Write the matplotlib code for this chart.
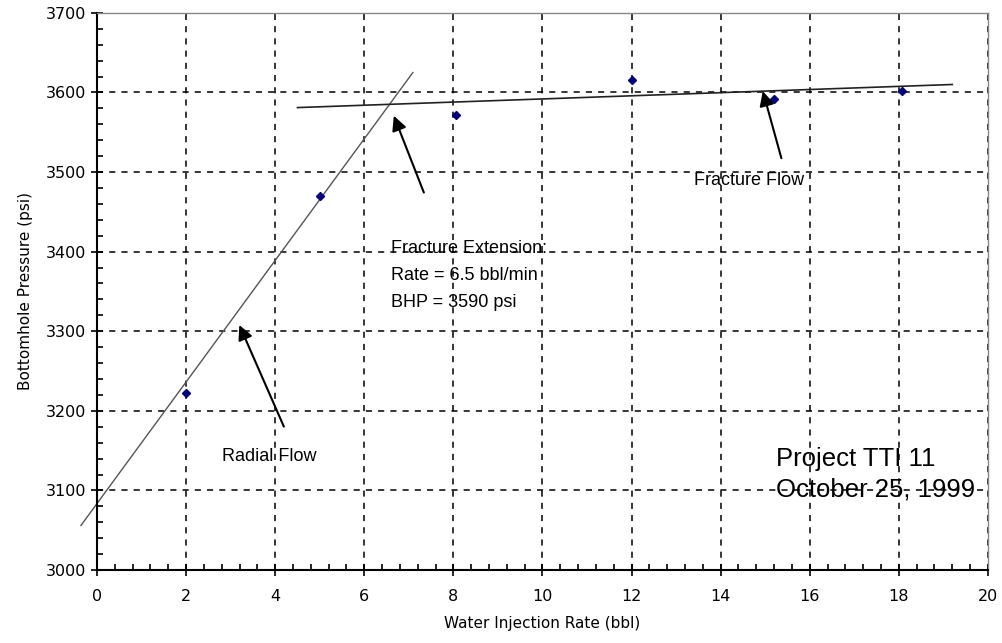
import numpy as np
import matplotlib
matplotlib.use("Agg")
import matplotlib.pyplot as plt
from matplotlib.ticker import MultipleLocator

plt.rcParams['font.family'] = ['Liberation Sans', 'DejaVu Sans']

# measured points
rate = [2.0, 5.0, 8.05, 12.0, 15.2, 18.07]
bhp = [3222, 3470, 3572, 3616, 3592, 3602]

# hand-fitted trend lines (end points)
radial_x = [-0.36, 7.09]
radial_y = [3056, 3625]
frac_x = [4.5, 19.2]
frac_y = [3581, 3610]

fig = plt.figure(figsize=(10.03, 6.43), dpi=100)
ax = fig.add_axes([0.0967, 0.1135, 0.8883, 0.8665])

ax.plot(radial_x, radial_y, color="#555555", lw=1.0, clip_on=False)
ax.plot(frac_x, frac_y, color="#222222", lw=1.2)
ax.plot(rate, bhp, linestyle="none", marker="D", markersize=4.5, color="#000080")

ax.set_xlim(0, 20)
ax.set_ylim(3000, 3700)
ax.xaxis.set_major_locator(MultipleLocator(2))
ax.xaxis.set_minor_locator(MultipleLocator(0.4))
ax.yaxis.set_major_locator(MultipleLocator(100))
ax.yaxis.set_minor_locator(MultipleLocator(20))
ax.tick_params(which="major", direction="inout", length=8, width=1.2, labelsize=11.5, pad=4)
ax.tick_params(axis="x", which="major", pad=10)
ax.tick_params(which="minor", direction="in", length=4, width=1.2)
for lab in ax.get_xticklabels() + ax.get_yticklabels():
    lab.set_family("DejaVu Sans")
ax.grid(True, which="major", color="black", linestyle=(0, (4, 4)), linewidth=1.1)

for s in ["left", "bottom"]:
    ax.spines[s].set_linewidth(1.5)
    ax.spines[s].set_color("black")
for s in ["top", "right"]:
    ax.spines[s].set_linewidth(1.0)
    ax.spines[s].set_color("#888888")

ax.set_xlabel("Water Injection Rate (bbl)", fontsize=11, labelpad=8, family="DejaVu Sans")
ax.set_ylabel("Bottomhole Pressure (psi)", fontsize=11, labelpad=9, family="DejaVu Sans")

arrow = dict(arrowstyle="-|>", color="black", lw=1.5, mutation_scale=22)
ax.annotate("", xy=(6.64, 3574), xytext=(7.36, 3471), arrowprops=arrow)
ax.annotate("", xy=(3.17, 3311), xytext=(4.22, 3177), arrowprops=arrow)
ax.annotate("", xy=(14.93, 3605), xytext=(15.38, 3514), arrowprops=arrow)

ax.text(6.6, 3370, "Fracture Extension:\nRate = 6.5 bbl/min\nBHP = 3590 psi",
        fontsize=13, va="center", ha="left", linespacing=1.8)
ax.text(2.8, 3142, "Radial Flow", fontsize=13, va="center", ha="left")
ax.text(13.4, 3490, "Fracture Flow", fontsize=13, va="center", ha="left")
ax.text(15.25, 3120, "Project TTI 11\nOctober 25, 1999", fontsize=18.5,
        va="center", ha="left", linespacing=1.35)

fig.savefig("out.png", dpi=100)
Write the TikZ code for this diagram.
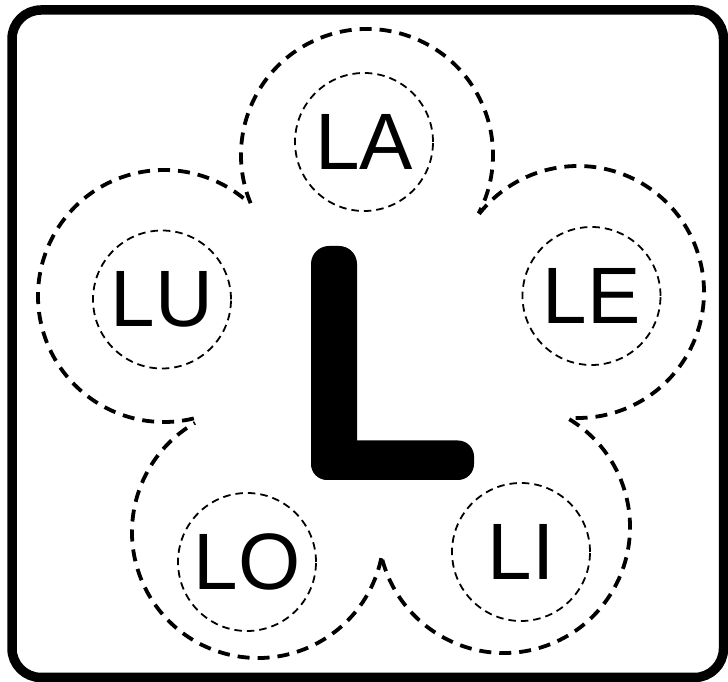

### GIVEN INSTRUCTION
Set the lines above down again, word for word, from the first through the one containing "bhp = [3222, 3470, 3572, 3616, 3592, 3602]"; pictures excluded.

### TASK RESULT
Write the matplotlib code for this chart.
import numpy as np
import matplotlib
matplotlib.use("Agg")
import matplotlib.pyplot as plt
from matplotlib.ticker import MultipleLocator

plt.rcParams['font.family'] = ['Liberation Sans', 'DejaVu Sans']

# measured points
rate = [2.0, 5.0, 8.05, 12.0, 15.2, 18.07]
bhp = [3222, 3470, 3572, 3616, 3592, 3602]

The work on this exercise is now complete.